Article VI

Inasmuch as heretics and apostates (although they return to the Catholic Faith and become reconciled) are infamous at law, and inasmuch as they must perform their penances with humility and sorrow for having lapsed into error, the inquisitors shall order them not to hold any public office or ecclesiastical benefice, and they shall not be lawyers or brokers, apothecaries, surgeons or physicians, nor shall they wear gold or silver, coral, pearls, precious stones or other ornaments, nor dress in silk or camlett, nor go on horseback nor carry weapons all their lives, under pain of being deemed relapsed (relapsos) into heresy, as must all be considered who after reconciliation do not carry out the penances imposed upon them.

This decree was no more than the revival of the enactment made a century and a half earlier by Alfonso XI in the code known as the Partidas, which had mercifully been allowed to fall into desuetude.
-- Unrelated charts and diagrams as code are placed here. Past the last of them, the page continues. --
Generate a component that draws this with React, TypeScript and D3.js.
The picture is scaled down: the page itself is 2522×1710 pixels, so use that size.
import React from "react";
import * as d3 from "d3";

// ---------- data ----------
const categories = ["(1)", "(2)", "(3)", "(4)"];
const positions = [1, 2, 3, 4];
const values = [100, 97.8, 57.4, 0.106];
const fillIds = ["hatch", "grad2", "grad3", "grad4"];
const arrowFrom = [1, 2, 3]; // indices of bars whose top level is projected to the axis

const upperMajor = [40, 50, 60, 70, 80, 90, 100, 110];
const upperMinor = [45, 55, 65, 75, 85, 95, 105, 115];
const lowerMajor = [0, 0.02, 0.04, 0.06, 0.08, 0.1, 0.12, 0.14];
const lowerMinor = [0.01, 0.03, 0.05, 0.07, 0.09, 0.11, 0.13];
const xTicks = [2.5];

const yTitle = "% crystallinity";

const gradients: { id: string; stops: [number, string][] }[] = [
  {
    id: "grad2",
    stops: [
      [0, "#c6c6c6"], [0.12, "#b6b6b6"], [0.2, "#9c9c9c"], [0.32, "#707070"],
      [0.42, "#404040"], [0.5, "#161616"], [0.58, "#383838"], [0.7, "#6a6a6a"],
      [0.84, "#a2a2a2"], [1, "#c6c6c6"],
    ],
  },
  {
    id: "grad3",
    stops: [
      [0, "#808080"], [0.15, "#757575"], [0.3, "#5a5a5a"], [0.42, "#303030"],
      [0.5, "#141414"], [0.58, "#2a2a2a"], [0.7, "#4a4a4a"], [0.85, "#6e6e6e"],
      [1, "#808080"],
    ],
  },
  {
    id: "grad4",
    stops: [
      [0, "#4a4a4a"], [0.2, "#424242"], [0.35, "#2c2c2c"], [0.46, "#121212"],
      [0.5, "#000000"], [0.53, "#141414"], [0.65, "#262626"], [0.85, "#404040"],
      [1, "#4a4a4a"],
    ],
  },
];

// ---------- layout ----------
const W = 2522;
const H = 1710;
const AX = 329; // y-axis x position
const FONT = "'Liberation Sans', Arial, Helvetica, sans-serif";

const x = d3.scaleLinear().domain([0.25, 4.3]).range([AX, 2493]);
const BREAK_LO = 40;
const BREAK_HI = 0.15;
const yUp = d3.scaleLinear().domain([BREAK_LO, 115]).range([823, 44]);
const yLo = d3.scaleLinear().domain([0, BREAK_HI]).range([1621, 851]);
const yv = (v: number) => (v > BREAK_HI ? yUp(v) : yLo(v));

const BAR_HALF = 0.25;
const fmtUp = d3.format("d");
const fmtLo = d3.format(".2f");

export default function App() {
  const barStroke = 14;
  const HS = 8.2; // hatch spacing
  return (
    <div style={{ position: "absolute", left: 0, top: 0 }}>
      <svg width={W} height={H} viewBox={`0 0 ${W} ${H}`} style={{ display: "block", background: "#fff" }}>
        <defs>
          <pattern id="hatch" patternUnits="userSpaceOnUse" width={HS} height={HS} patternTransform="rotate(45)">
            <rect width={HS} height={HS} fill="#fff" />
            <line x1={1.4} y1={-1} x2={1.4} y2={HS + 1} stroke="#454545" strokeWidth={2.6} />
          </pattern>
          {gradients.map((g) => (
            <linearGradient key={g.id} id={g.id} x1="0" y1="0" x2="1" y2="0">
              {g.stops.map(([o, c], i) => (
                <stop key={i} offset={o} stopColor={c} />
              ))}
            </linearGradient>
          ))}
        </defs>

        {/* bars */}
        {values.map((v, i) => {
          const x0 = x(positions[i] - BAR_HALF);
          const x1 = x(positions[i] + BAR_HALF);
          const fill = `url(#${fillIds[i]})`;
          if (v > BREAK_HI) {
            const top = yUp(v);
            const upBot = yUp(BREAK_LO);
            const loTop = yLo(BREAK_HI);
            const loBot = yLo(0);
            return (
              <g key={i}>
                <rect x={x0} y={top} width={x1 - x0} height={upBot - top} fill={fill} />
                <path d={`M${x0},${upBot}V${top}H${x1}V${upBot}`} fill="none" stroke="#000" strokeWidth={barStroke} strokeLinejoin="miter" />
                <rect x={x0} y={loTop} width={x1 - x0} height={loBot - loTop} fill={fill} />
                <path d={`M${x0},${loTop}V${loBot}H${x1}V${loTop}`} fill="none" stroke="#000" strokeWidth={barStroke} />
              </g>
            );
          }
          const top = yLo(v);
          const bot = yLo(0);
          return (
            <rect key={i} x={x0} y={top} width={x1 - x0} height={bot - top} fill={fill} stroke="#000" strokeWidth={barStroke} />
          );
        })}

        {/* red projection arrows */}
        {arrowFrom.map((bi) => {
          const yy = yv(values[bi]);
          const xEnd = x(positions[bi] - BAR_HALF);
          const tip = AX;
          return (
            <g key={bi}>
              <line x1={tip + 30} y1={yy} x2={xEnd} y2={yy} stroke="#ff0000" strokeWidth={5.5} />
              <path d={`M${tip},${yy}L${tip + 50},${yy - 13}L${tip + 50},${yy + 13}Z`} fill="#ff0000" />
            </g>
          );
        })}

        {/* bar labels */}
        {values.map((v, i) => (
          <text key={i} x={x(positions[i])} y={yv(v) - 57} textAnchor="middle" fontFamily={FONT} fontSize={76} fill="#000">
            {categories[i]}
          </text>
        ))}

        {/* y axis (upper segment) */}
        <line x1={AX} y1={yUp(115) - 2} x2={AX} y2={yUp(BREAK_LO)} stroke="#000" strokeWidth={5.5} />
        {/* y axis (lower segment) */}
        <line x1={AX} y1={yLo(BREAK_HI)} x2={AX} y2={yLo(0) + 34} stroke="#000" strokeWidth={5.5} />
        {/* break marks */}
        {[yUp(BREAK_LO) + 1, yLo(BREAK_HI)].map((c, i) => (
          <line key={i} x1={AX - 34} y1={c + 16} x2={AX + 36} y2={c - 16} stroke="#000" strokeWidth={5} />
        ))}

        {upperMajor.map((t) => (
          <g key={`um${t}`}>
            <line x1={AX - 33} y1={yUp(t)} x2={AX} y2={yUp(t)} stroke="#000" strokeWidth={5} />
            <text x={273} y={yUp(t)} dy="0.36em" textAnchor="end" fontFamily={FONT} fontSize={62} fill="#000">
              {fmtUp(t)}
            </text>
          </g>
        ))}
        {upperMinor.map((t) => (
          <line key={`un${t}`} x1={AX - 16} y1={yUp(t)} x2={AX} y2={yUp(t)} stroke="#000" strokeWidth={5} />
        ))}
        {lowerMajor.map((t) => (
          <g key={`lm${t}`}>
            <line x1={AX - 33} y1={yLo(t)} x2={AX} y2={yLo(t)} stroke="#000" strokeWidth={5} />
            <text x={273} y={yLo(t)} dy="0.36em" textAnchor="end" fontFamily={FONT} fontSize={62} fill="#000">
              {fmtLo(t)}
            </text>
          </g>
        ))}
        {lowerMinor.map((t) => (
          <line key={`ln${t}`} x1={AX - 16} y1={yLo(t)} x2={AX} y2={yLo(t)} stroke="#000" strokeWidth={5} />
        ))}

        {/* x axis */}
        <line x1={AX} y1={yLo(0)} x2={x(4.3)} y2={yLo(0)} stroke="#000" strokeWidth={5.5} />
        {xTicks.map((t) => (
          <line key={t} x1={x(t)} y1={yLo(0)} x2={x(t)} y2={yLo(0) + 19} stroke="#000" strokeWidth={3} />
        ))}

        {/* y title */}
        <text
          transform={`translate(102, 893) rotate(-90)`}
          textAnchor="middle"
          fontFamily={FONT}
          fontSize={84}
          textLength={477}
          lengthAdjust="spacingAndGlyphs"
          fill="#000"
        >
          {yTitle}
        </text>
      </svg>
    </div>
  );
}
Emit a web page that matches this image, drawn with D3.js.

It was, Llorente tells us, a considerable source of wealth to the Roman Curia. Frequent appeals for “rehabilitation” were made in consequence, and accorded under an apostolic brief whose heavy charges the appellants were required to defray.

Torquemada mercifully stops short of ordering the self-delators to wear the sanbenito. Even so, however, by decreeing that they must wear no garments of silk or wool, and therefore none but the very plainest raiment, unadorned by any precious metal or jewel—not to mention the prohibition to use weapons or go on horseback—he imposed upon them a garb that was only some degrees removed from the penitential sack and served the same purpose of marking them out for infamy.

The wearing of the sanbenito, too, was a custom that had fallen somewhat into desuetude. But the ascetic Torquemada was not the man to allow a form of penance accounted so very salutary to continue neglected. He revived and extended the use of it, adding innovations of his own, so that it came to be imposed not only upon condemned heretics, but upon the reconciled—other than self-delators—and upon suspects, who were required to wear it during the abjuration ceremony.

This odious garment, its origin and history, shall presently be more fully considered.